Dear Parent or Guardian,
There has been a case of ringworm within your child’s school and your child may have been exposed.
What is ringworm?
Ringworm is a fungal infection of the skin that can affect different parts of the body. How it looks depends on where it is. On the skin it presents as a roughly circular, scaly, itchy rash. Sometimes there may be small blisters and even pus filled spots. It can involve the nails, causing them to thicken and discolour. On the scalp it often starts as a small bump, gradually spreading outwards and is associated with hair loss. On the feet there may be cracking between the toes.
What should I do now?
As ringworm spreads through skin contact or through contact with infectious skin flakes shed into clothes or the environment, it can easily spread within a school.
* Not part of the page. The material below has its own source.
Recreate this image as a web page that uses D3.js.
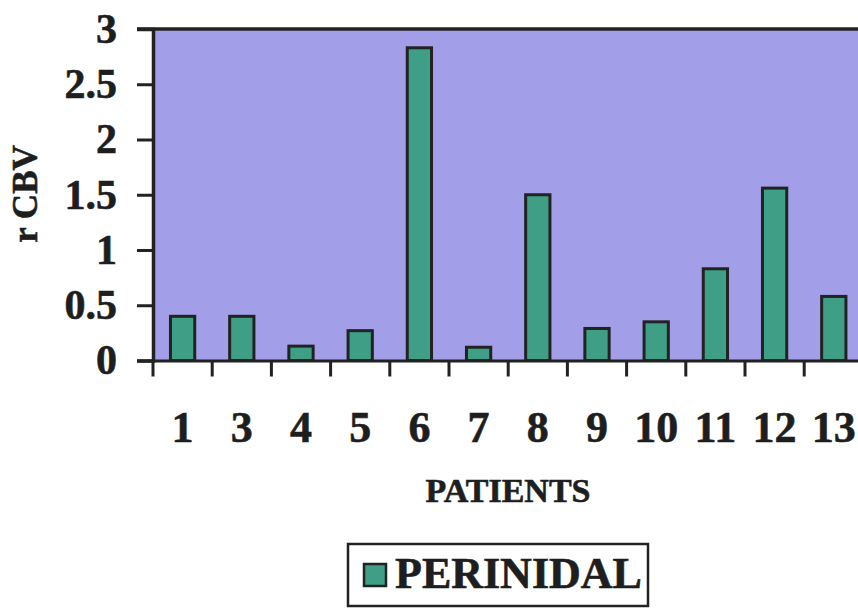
<!DOCTYPE html>
<html>
<head>
<meta charset="utf-8">
<script src="https://cdn.jsdelivr.net/npm/d3@7"></script>
<style>
  html, body { margin: 0; padding: 0; background: #ffffff; }
  svg { display: block; }
  text { font-family: "Liberation Serif", "Times New Roman", serif; font-weight: bold; fill: #1e1e1e; stroke: #1e1e1e; stroke-width: 0.6px; }
</style>
</head>
<body>
<svg id="chart" width="858" height="608"></svg>
<script>
// Relative cerebral blood volume per patient
const patients = ["1", "3", "4", "5", "6", "7", "8", "9", "10", "11", "12", "13"];
const rcbv = [0.40, 0.40, 0.13, 0.27, 2.83, 0.12, 1.50, 0.29, 0.35, 0.83, 1.56, 0.58];
const yTicks = [0, 0.5, 1, 1.5, 2, 2.5, 3];
const seriesName = "PERINIDAL";

const svg = d3.select("#chart");
const plotLeft = 153, plotRight = 863.4, plotTop = 29, plotBottom = 360.5;
const ink = "#222222";
const barFill = "#3f9f86";
const plotFill = "#a29fe8";

const x = d3.scaleBand().domain(patients).range([plotLeft, plotRight])
  .paddingInner(0.59).paddingOuter(0.295);
const y = d3.scaleLinear().domain([0, 3]).range([plotBottom, plotTop]);

// plot background
svg.append("rect")
  .attr("x", plotLeft).attr("y", plotTop)
  .attr("width", plotRight - plotLeft).attr("height", plotBottom - plotTop)
  .attr("fill", plotFill);

// bars
svg.append("g").selectAll("rect")
  .data(patients.map((p, i) => ({ p, v: rcbv[i] })))
  .join("rect")
  .attr("x", d => x(d.p))
  .attr("y", d => y(d.v))
  .attr("width", x.bandwidth())
  .attr("height", d => y(0) - y(d.v))
  .attr("fill", barFill)
  .attr("stroke", ink)
  .attr("stroke-width", 3);

// top border of plot
svg.append("line")
  .attr("x1", plotLeft - 16).attr("x2", plotRight)
  .attr("y1", plotTop).attr("y2", plotTop)
  .attr("stroke", ink).attr("stroke-width", 3.5);

// y axis
const yAxis = svg.append("g")
  .attr("transform", `translate(${plotLeft},0)`)
  .call(d3.axisLeft(y).tickValues(yTicks).tickSize(16).tickPadding(20).tickFormat(d => String(d)));
yAxis.select(".domain").attr("stroke", ink).attr("stroke-width", 3.5);
yAxis.selectAll(".tick line").attr("stroke", ink).attr("stroke-width", 3);
yAxis.selectAll(".tick text")
  .attr("font-family", "Liberation Serif, Times New Roman, serif")
  .attr("font-weight", "bold").attr("font-size", 42).attr("fill", "#1e1e1e");

// x axis: labels centred under bars, ticks on category boundaries
const xAxis = svg.append("g")
  .attr("transform", `translate(0,${plotBottom})`)
  .call(d3.axisBottom(x).tickSize(0).tickPadding(0));
xAxis.select(".domain").attr("stroke", ink).attr("stroke-width", 3);
xAxis.selectAll(".tick text")
  .attr("y", 81).attr("dy", 0)
  .attr("font-family", "Liberation Serif, Times New Roman, serif")
  .attr("font-weight", "bold").attr("font-size", 44).attr("fill", "#1e1e1e");
const bounds = d3.range(patients.length + 1).map(k => x.range()[0] + k * x.step());
svg.append("g").selectAll("line").data(bounds).join("line")
  .attr("x1", d => d).attr("x2", d => d)
  .attr("y1", plotBottom).attr("y2", plotBottom + 16)
  .attr("stroke", ink).attr("stroke-width", 3);

// axis titles
svg.append("text")
  .attr("x", 508).attr("y", 502)
  .attr("text-anchor", "middle").attr("font-size", 34)
  .text("PATIENTS");
svg.append("text")
  .attr("transform", "translate(37,194) rotate(-90)")
  .attr("text-anchor", "middle").attr("font-size", 35)
  .text("r CBV");

// legend
const lg = svg.append("g");
lg.append("rect")
  .attr("x", 348).attr("y", 544).attr("width", 300).attr("height", 62)
  .attr("fill", "none").attr("stroke", ink).attr("stroke-width", 2.5);
lg.append("rect")
  .attr("x", 364).attr("y", 564).attr("width", 22).attr("height", 22)
  .attr("fill", barFill).attr("stroke", ink).attr("stroke-width", 2.5);
lg.append("text")
  .attr("x", 395).attr("y", 588).attr("font-size", 44)
  .text(seriesName);
</script>
</body>
</html>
It is important that you check your child’s skin and hair for the presence of any suspicious lesion.
What should I do if I think my child has ringworm?
If you see any suspicious areas on your child’s skin or scalp, bring the child to your GP. The GP will be able to decide by looking at it directly, by examining it with special light, or by examining some skin cells under the microscope whether or not it is ringworm. Once the diagnosis is made treatment can be given. It is important that the rest of the family are checked for ringworm. Also check and treat symptomatic pets.
Can my child stay in school?
Yes. However, to prevent the spread of infection to others it is important that the affected child receives appropriate treatment.
Thank you for giving this your attention. Your GP will be able to answer any further questions that you might have about ringworm.